Issues for the Court
  • Whether ADD could lawfully be imposed on imports from an exporter not named in the 2014 Order, based on a residual "Others" category derived from a preliminary determination made years earlier in respect of different named exporters, without a fresh finding of dumping or injury specific to that exporter.
  • Whether the statutory scheme under the Countervailing and Anti-Dumping Duties Act 1993 (CADD Act), which incorporates Malaysia's obligations under Article VI of GATT, permits blanket imposition of the maximum duty rate on new/unnamed exporters without an expedited individual review as contemplated under section 28B of the CADD Act.
  • Whether the Minister, in refusing remission of ADD under section 14A of the Customs Act 1967 and section 62 of the Goods and Services Tax Act 2014, was obliged to give reasons for his decision.
Decision
  • The Court held that the imposition of the maximum ADD rate of 31.14% on the appellant's imports from TPI Polene under the "Others" category was wrong in law, as the CADD Act (implementing Article VI of GATT) requires a rigorous process of inquiry, injury determination and individualised assessment before ADD can be imposed on a previously unexamined exporter.

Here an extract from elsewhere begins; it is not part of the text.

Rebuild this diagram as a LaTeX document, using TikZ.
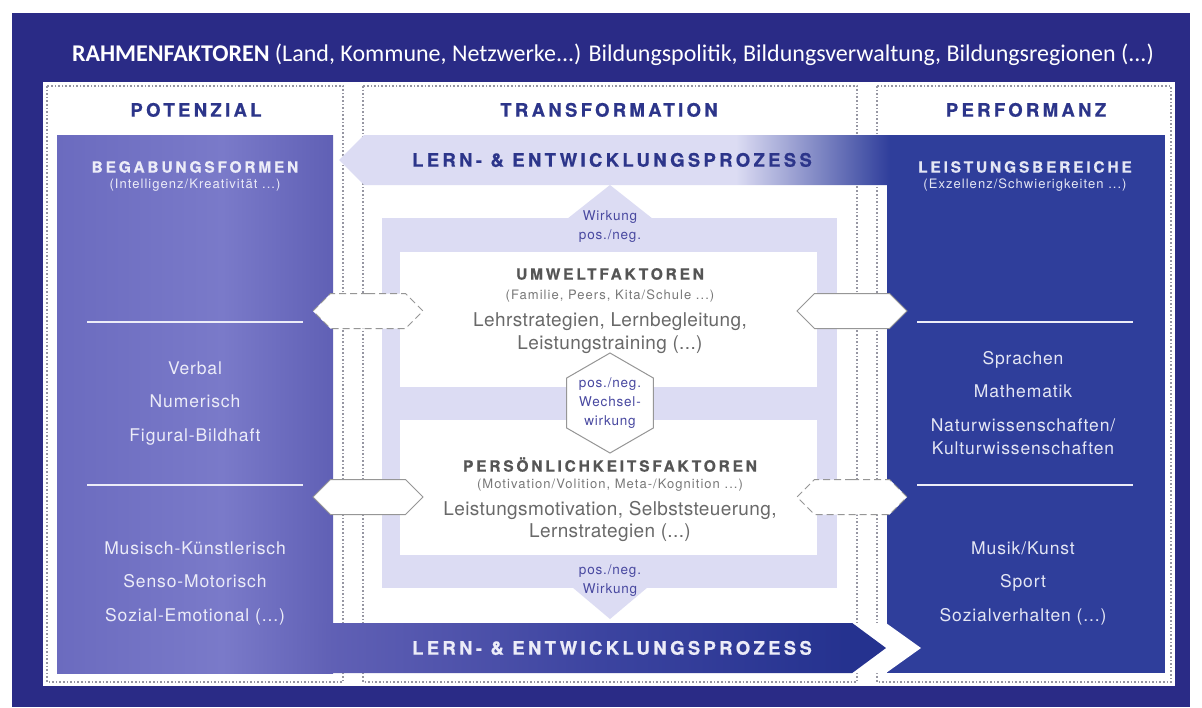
\documentclass[tikz,border=0pt]{standalone}
\usepackage{fontspec}
\setmainfont{TeX Gyre Heros}
\newfontfamily\rahmenfont{Carlito}
\usepackage{tikz}
\usetikzlibrary{arrows,positioning,shapes.geometric,shapes.symbols}

% colours
\definecolor{navy}{RGB}{42,43,134}
\definecolor{perfblue}{RGB}{47,62,155}
\definecolor{potleft}{RGB}{107,107,191}
\definecolor{potlight}{RGB}{122,122,201}
\definecolor{potright}{RGB}{96,96,181}
\definecolor{prozmid}{RGB}{60,68,160}
\definecolor{prozend}{RGB}{37,50,143}
\definecolor{lav}{RGB}{220,220,243}
\definecolor{dotgrey}{RGB}{150,150,162}
\definecolor{congrey}{RGB}{150,150,150}
\definecolor{headblue}{RGB}{44,53,138}
\definecolor{wirkblue}{RGB}{72,72,160}
\definecolor{boxgrey}{RGB}{85,85,85}
\definecolor{subgrey}{RGB}{120,120,120}
\definecolor{textgrey}{RGB}{105,105,105}
\definecolor{potext}{RGB}{236,236,248}
\definecolor{perftext}{RGB}{228,230,244}

%shadings for the boxes and the process arrows
\pgfdeclarehorizontalshading{potshade}{100bp}{color(0bp)=(potleft); color(25bp)=(potleft); color(55bp)=(potlight); color(75bp)=(potright); color(100bp)=(potright)}
\pgfdeclarehorizontalshading{prozessback}{100bp}{color(0bp)=(lav); color(61bp)=(lav); color(75bp)=(perfblue); color(100bp)=(perfblue)}
\pgfdeclarehorizontalshading{prozessforward}{100bp}{color(0bp)=(potleft); color(25bp)=(potleft); color(35bp)=(potlight); color(41.6bp)=(potright); color(57.7bp)=(prozmid); color(72.6bp)=(prozend); color(100bp)=(prozend)}

\tikzset{
    %Define standard arrow tip
    >=stealth',
    %Define style for the dotted column frames
    column/.style={
           draw=dotgrey,
           dotted,
           line width=1.6pt},
    %Define styles for texts
    rahmen/.style={
           font=\rahmenfont\fontsize{24}{28}\selectfont,
           text=white},
    coltitle/.style={
           font=\fontsize{18.5}{22}\selectfont\bfseries\addfontfeature{LetterSpace=18,FakeBold=0.7},
           text=headblue,
           text height=13.3pt,
           text depth=0pt},
    prozesstext/.style={
           font=\fontsize{18.5}{22}\selectfont\bfseries\addfontfeature{LetterSpace=18,FakeBold=0.7},
           text height=13.3pt,
           text depth=0pt},
    boxtitle/.style={
           font=\fontsize{15.5}{18}\selectfont\bfseries\addfontfeature{LetterSpace=18,FakeBold=0.6},
           text height=11.2pt,
           text depth=0pt},
    boxsub/.style={
           font=\fontsize{13}{15}\selectfont\addfontfeature{LetterSpace=8},
           text height=9.4pt,
           text depth=3pt},
    item/.style={
           font=\fontsize{17.5}{33.5}\selectfont\addfontfeature{LetterSpace=5},
           align=center},
    factortext/.style={
           font=\fontsize{19}{22.5}\selectfont\addfontfeature{LetterSpace=2},
           align=center,
           text=textgrey},
    wirkung/.style={
           font=\fontsize{13.5}{19}\selectfont\addfontfeature{LetterSpace=6},
           align=center,
           text=wirkblue},
    %Define styles for boxes
    potbox/.style={
           rectangle,
           shade, shading=potshade,
           minimum width=276pt,
           minimum height=538pt},
    perfbox/.style={
           rectangle,
           fill=perfblue,
           minimum width=278pt,
           minimum height=538pt},
    factorbox/.style={
           rectangle,
           fill=white,
           minimum width=417pt,
           minimum height=135pt},
    prozess/.style={
           signal,
           minimum height=50pt},
    %Define style for connectors
    verbindung/.style={
           signal,
           signal to=west and east,
           signal pointer angle=90,
           fill=white,
           draw=congrey, line width=1pt,
           minimum width=110pt,
           minimum height=35pt},
    wechsel/.style={
           regular polygon,
           regular polygon sides=6,
           regular polygon rotate=30,
           fill=white,
           draw=congrey, line width=1pt,
           minimum size=100pt},
    divider/.style={
           draw=potext,
           line width=1.2pt}
}

\begin{document}
\begin{tikzpicture}[x=1pt,y=-1pt,every node/.append style={inner sep=0pt,outer sep=0pt}]
\useasboundingbox (0,0) rectangle (1202,707);
 %frame
\fill[white] (0,0) rectangle (1202,707);
\fill[navy] (12,13) rectangle (1190,707);
\fill[white] (43,82) rectangle (1175,686);
\node[rahmen] (rahmen) at (613,55) {\textbf{RAHMENFAKTOREN} (Land, Kommune, Netzwerke...) Bildungspolitik, Bildungsverwaltung, Bildungsregionen (...)};
 %columns
\draw[column] (47,86) rectangle (343,682);
\draw[column] (363,86) rectangle (857,682);
\draw[column] (877,86) rectangle (1171,682);
\node[coltitle] (pottitle) at (196,110) {POTENZIAL};
\node[coltitle] (transtitle) at (609,110) {TRANSFORMATION};
\node[coltitle] (perftitle) at (1026,110) {PERFORMANZ};
 %boxes
\node[potbox] (potenzial) at (195,404) {};
\node[perfbox] (performanz) at (1026,404) {};
 %loop of the transformation
\fill[lav] (382,218) rectangle (837,588);
\fill[lav] (567,219) -- (610,185) -- (653,219) -- cycle;
\fill[lav] (572,587) -- (610,619) -- (648,587) -- cycle;
 %process arrows
\node[prozess, signal to=west, signal pointer angle=90, shade, shading=prozessback,
  minimum width=551pt, anchor=east] (lernback) at (890,160) {};
\node[prozesstext, text=headblue] (lernbacktext) at (612,160) {LERN- \& ENTWICKLUNGSPROZESS};
\fill[white] (850,623) -- (886,623) -- (921,648) -- (886,673) -- (850,673) -- cycle;
\node[prozess, signal to=east, signal pointer angle=73, shade, shading=prozessforward,
  minimum width=829pt, anchor=west] (lernfwd) at (57,648) {};
\node[prozesstext, text=potext] (lernfwdtext) at (612,648) {LERN- \& ENTWICKLUNGSPROZESS};
 %factors
\node[factorbox] (umwelt) at (608.5,319.5) {};
\node[factorbox] (person) at (608.5,487.5) {};
\node[boxtitle, text=boxgrey] (umwelttitle) at (610,274) {UMWELTFAKTOREN};
\node[boxsub, text=subgrey] (umweltsub) at (610,296) {(Familie, Peers, Kita/Schule ...)};
\node[factortext] (umwelttext) at (610,333) {Lehrstrategien, Lernbegleitung,\\Leistungstraining (...)};
\node[boxtitle, text=boxgrey] (persontitle) at (610,466) {PERSÖNLICHKEITSFAKTOREN};
\node[boxsub, text=subgrey] (personsub) at (610,485) {(Motivation/Volition, Meta-/Kognition ...)};
\node[factortext] (persontext) at (610,521.5) {Leistungsmotivation, Selbststeuerung,\\Lernstrategien (...)};
\node[wirkung] (wirkungoben) at (610,227) {Wirkung\\pos./neg.};
\node[wirkung] (wirkungunten) at (610,581) {pos./neg.\\Wirkung};
 %connectors
\node[verbindung, dash pattern=on 7pt off 4pt] (potumwelt) at (368,311) {};
\node[verbindung] (potperson) at (368,497) {};
\node[verbindung] (umweltperf) at (852,311) {};
\node[verbindung, dash pattern=on 7pt off 4pt] (personperf) at (852,497) {};
\node[wechsel] (wechsel) at (610,403) {};
\node[wirkung] (wechseltext) at (wechsel.center) {pos./neg.\\Wechsel-\\wirkung};
 %potential
\node[boxtitle, text=potext] (begabung) at (195,167) {BEGABUNGSFORMEN};
\node[boxsub, text=potext] (begabungsub) at (195,185) {(Intelligenz/Kreativität ...)};
\draw[divider] (87,322) -- (303,322);
\draw[divider] (87,485) -- (303,485);
\node[item, text=potext] (kognitiv) at (195,403.5) {Verbal\\Numerisch\\Figural-Bildhaft};
\node[item, text=potext] (musisch) at (195,583) {Musisch-Künstlerisch\\Senso-Motorisch\\Sozial-Emotional (...)};
 %performance
\node[boxtitle, text=perftext] (leistung) at (1025,167) {LEISTUNGSBEREICHE};
\node[boxsub, text=perftext] (leistungsub) at (1025,185) {(Exzellenz/Schwierigkeiten ...)};
\draw[divider] (917,322) -- (1133,322);
\draw[divider] (917,485) -- (1133,485);
\node[item, text=perftext] (faecher) at (1023,403) {Sprachen\\Mathematik\\Naturwissenschaften/\\[-10.5pt]Kulturwissenschaften};
\node[item, text=perftext] (musik) at (1023,583) {Musik/Kunst\\Sport\\Sozialverhalten (...)};
\end{tikzpicture}
\end{document}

  • The Court found that section 28B of the CADD Act mandates an expedited review to establish an individual anti-dumping duty rate for an exporter who did not export merchandise to Malaysia during the original investigation period, and no ADD may be imposed pending such review; this was not undertaken in respect of TPI Polene.
  • Having answered the first leave question in the negative, the Court found it unnecessary to address the second question on the Minister's duty to give reasons; the appeal was allowed, the Bill of Demand was declared null and void, and costs plus refund of any duty paid were ordered in the appellant's favour.